According to Stephan Salisbury’s report in the Philadelphia Inquirer, the Barnes says that the “the main motive” for bumping up the fees was “to relieve congestion during high-traffic periods and to increase use of the Barnes audio guide, which now carries injunctions about appropriate gallery behavior.” Derek Gillman, the Barnes’ president and chief executive, told Salisbury that “we’re seeing more transgressions of people touching things and getting too close” to the art.
This attempt to rationalize a fee increase primarily on logistical, rather than economic, grounds sounds even less plausible than the “plain people” justification of the move to Philadelphia. If the objective is to “relieve congestion,” why couldn’t they simply reduce the number of timed tickets issued per hour? (It remains the same: 125.) If they want people to stop “touching things and getting too close” to artworks, hiring an adequate number of guards would be a better idea.
I have previously criticized what appeared to be an insufficiency of guards in the Barnes’ galleries. Queried by me earlier this month, a Barnes spokesperson wouldn’t say (citing “security reasons”) whether it has since upped its security force.

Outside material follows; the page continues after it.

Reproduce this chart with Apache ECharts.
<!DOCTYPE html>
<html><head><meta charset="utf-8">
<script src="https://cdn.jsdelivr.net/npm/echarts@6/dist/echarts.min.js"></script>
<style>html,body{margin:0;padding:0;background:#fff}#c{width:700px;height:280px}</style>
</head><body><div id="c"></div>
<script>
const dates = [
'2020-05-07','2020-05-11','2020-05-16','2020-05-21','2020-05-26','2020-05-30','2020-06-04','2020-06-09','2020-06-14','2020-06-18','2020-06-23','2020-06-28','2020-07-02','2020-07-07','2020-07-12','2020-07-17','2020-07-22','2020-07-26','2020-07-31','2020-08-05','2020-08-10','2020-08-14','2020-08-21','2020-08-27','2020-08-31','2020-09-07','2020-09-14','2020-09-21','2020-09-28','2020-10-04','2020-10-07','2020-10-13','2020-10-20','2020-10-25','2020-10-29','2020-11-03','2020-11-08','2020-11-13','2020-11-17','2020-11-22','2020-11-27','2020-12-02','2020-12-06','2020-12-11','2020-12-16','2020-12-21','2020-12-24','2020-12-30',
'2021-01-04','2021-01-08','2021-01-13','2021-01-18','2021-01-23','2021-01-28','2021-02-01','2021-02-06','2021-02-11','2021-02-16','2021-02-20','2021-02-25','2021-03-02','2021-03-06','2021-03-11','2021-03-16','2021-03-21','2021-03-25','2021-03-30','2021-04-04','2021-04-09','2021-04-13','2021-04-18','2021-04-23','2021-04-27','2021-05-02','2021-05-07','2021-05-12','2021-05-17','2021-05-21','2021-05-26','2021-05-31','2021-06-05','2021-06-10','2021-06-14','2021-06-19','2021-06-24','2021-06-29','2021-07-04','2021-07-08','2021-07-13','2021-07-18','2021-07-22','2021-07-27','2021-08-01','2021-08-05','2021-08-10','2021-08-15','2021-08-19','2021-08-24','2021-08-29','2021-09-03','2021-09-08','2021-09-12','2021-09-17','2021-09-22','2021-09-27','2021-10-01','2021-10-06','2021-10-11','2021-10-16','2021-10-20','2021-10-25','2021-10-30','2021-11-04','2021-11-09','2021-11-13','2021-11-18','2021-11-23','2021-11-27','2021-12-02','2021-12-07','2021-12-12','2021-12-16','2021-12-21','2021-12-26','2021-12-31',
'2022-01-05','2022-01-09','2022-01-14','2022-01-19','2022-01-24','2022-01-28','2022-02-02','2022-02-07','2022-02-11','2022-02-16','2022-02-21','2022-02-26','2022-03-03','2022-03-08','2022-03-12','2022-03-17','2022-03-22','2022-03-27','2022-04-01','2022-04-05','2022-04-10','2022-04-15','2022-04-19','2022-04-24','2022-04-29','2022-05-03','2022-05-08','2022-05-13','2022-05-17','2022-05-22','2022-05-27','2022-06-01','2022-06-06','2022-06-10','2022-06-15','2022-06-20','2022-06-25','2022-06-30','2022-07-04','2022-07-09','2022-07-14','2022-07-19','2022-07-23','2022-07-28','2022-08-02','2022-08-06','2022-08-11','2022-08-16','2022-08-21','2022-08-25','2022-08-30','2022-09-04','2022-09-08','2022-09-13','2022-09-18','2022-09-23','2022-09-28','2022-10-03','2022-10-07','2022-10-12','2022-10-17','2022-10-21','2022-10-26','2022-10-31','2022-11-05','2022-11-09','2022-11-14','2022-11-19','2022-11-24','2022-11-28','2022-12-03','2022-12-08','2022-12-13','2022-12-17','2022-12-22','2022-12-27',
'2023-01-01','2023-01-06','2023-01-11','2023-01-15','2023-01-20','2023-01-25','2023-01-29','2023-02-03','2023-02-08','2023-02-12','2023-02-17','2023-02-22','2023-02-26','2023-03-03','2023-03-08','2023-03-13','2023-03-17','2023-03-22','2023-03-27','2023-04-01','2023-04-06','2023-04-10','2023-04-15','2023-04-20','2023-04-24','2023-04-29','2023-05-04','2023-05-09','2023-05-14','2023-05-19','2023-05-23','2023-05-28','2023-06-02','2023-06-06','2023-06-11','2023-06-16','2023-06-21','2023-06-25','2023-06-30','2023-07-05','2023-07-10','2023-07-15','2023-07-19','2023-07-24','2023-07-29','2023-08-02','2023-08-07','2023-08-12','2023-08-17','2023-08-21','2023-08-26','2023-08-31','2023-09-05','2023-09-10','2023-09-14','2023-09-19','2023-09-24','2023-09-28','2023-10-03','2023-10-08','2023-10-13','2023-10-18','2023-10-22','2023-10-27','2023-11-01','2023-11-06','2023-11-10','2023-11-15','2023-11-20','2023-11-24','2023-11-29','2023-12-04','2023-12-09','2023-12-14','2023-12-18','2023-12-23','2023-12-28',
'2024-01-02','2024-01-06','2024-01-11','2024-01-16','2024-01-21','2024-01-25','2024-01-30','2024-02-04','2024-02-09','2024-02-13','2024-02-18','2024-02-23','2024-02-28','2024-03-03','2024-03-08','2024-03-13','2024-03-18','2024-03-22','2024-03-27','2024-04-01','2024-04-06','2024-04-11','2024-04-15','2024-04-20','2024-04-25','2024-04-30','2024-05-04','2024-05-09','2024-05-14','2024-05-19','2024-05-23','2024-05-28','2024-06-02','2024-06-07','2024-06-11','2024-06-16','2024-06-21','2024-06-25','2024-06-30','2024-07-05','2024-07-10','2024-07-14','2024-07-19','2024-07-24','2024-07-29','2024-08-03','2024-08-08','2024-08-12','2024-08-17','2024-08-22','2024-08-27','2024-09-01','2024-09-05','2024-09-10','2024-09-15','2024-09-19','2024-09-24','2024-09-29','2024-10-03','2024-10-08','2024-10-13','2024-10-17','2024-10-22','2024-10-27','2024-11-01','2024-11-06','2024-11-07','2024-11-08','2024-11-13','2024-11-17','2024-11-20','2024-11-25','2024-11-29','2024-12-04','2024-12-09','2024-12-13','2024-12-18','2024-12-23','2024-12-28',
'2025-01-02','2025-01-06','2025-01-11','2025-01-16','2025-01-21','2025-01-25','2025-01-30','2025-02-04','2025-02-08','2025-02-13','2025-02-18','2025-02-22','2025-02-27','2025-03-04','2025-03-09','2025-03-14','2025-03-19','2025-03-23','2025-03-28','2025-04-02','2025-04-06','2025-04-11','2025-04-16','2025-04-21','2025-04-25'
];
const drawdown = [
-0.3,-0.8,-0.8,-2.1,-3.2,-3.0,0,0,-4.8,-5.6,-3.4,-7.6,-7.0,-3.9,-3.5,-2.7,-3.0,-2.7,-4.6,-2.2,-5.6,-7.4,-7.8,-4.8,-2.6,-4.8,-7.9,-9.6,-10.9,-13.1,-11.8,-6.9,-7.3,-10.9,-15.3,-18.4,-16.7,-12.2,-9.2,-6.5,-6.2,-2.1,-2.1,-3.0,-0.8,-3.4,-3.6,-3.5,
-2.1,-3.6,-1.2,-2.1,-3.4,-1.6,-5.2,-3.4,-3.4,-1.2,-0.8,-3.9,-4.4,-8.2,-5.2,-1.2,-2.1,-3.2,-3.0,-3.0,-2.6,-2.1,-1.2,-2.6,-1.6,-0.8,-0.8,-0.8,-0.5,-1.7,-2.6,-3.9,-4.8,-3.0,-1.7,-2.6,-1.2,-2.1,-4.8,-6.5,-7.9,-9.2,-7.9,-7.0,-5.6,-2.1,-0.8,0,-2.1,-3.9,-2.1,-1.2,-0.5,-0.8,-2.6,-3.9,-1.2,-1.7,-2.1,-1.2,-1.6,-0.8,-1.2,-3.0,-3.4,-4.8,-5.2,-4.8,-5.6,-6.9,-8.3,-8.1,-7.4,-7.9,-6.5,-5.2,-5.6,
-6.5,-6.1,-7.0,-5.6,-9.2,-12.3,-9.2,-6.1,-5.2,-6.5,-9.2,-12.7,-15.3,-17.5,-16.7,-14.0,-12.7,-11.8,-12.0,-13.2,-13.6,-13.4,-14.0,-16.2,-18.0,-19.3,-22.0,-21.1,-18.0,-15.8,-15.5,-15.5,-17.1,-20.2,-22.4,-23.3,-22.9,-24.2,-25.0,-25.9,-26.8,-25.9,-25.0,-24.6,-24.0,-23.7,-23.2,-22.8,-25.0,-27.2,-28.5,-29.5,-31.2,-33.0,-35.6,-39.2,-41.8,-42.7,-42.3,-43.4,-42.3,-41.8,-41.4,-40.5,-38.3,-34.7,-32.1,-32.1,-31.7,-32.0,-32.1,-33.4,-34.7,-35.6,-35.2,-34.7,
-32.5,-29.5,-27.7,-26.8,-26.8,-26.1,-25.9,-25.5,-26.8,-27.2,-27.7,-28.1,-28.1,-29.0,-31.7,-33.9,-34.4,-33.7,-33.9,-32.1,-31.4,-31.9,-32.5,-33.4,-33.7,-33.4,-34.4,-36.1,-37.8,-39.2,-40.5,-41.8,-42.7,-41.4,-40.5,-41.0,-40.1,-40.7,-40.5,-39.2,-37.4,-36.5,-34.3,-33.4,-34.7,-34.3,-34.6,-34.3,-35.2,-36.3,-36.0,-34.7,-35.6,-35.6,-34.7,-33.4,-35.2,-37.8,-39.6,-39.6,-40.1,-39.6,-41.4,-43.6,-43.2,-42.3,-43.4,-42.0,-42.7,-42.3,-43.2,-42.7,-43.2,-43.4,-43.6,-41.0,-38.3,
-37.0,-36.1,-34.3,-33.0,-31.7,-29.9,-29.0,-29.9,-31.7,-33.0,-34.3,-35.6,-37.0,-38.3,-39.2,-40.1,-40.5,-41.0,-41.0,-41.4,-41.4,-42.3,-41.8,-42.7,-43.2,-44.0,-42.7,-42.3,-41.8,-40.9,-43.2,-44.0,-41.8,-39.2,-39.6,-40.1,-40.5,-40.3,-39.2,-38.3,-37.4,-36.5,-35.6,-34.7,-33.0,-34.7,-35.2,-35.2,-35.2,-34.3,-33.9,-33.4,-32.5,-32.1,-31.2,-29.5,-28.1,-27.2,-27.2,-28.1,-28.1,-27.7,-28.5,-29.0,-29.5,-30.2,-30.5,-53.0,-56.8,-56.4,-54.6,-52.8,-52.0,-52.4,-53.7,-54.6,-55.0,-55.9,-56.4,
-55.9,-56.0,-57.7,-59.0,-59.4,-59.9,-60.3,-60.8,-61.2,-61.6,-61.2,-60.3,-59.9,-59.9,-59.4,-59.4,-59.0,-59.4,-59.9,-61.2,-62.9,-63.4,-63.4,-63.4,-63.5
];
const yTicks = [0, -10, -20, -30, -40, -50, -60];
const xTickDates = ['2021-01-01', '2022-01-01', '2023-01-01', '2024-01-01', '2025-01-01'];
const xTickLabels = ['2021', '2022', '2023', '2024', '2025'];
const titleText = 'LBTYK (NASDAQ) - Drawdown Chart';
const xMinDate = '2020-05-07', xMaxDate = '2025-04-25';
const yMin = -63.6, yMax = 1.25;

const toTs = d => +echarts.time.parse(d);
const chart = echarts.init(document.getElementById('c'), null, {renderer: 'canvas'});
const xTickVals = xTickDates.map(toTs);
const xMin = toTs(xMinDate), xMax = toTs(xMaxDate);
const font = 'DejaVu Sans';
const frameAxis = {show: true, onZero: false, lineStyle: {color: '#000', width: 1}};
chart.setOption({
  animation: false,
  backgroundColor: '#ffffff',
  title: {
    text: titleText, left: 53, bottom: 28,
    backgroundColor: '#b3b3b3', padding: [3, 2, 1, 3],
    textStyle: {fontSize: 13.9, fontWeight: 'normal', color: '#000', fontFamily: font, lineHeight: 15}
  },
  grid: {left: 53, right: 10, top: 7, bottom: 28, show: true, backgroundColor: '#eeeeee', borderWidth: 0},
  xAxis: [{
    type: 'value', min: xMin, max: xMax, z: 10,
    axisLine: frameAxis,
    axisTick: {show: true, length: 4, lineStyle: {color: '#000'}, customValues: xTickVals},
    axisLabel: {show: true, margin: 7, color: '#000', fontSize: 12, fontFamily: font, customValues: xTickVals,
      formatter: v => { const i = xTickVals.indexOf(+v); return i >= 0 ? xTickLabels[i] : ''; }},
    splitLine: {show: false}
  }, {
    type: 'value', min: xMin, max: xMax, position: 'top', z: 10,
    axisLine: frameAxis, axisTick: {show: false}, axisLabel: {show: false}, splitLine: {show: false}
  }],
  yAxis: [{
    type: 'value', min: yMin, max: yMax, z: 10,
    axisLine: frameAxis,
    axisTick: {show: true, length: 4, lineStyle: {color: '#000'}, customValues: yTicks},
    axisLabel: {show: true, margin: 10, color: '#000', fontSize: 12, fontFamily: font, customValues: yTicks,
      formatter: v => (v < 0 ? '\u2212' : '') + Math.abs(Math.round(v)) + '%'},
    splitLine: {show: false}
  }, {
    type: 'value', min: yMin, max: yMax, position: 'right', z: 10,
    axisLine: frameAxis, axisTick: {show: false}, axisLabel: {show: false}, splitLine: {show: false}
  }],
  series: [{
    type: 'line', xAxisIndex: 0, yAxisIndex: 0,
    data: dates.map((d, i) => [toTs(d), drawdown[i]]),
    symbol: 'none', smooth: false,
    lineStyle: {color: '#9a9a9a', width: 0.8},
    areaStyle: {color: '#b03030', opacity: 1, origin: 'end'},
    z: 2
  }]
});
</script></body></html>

My guess is that the real reason for the fee increase is the usual one—a need for more income. At last May’s press preview for the Philly Barnes, Gillman had told me that the endowment then stood at “approximately $60 million and we want to go to $100 million.” But only about $30 million was then in hand; the rest of the $60 million consisted of pledges.

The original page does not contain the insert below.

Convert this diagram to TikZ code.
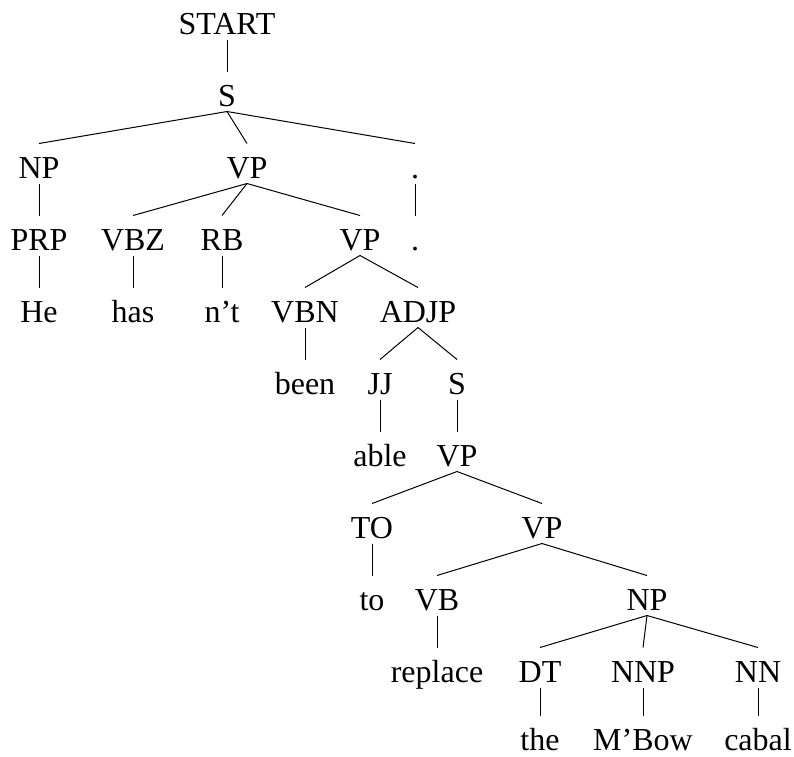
\documentclass[tikz,border=0pt]{standalone}
\usepackage{fontspec}
\setmainfont{Liberation Serif}

\tikzset{
    tag/.style={anchor=base, inner sep=0pt, text height=34pt, text depth=5pt,
        font=\fontsize{32}{38}\selectfont},
    word/.style={tag, text depth=0pt},
}

\begin{document}
\begin{tikzpicture}[x=1pt, y=-1pt, line width=1pt]
            \useasboundingbox (0, 0) rectangle (794, 756);

            \node[tag] (start) at (227, 34) {START};
            \node[tag] (s) at (227, 106) {S};

            \node[tag] (np) at (39, 178) {NP};
            \node[tag] (vp) at (247, 178) {VP};
            \node[tag] (dot) at (415, 178) {.};

            \node[tag] (prp) at (39, 250) {PRP};
            \node[tag] (vbz) at (133, 250) {VBZ};
            \node[tag] (rb) at (222, 250) {RB};
            \node[tag] (vp2) at (360, 250) {VP};
            \node[word] (dot2) at (415, 250) {.};

            \node[word] (he) at (39, 322) {He};
            \node[word] (has) at (133, 322) {has};
            \node[word] (nt) at (222, 322) {n't};
            \node[tag] (vbn) at (305, 322) {VBN};
            \node[tag] (adjp) at (418, 322) {ADJP};

            \node[word] (been) at (305, 394) {been};
            \node[tag] (jj) at (380, 394) {JJ};
            \node[tag] (s2) at (457, 394) {S};

            \node[word] (able) at (380, 466) {able};
            \node[tag] (vp3) at (457, 466) {VP};

            \node[tag] (totag) at (372, 538) {TO};
            \node[tag] (vp4) at (542, 538) {VP};

            \node[word] (toword) at (372, 610) {to};
            \node[tag] (vb) at (437, 610) {VB};
            \node[tag] (np2) at (647, 610) {NP};

            \node[word] (replace) at (437, 682) {replace};
            \node[tag] (dt) at (540, 682) {DT};
            \node[tag] (nnp) at (643, 682) {NNP};
            \node[tag] (nn) at (758, 682) {NN};

            \node[word] (the) at (540, 750) {the};
            \node[word] (mbow) at (643, 750) {M'Bow};
            \node[word] (cabal) at (758, 750) {cabal};

            \foreach \a/\b in {start/s, s/np, s/vp, s/dot, np/prp, vp/vbz, vp/rb, vp/vp2,
                dot/dot2, prp/he, vbz/has, rb/nt, vp2/vbn, vp2/adjp, vbn/been,
                adjp/jj, adjp/s2, jj/able, s2/vp3, vp3/totag, vp3/vp4, totag/toword,
                vp4/vb, vp4/np2, vb/replace, np2/dt, np2/nnp, np2/nn,
                dt/the, nnp/mbow, nn/cabal}
                {
                    \draw (\a.south) -- (\b.north);
                }
    \end{tikzpicture}
\end{document}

The Barnes refused to divulge the current level of the endowment when contacted by me recently. Its director of public relations, Andrew Stewart, told me this:
The endowment is where it should be right now in terms of having campaign commitments fulfilled. [How about in terms of the goal of financial sustainability?] The building is paid for [How about the operating budget?] and the Barnes is in a good financial position.
We will make a more detailed announcement about our finances when we feel it is appropriate.
I think the “appropriate” time would be now. The level of a nonprofit institution’s endowment shouldn’t be kept secret.
Until the Barnes becomes more financially sustainable (which it had argued would be a more easily attainable goal in its big facility in Philly than its intimate one in Merion), it seems that the “plain people” will just have to wait…or show up on the first Sunday of the month, when admission is free.
Regarding improved accessibility to the masses, here’s what Derek Gillman, the Barnes’ president and executive director, had told me last May:
We’ll make it accessible as soon as we can… What you have to do is make it financially viable and then you add on accessibility wherever you can….But you can’t if the institution is not viable.
Unlike some critics, I’m not against museums’ charging admission fees as part of their income mix. What I am against is the hypocrisy of championing the common man to achieve a goal (moving to Philadelphia) and then charging ticket prices that are not only exclusionary but trending in the wrong direction.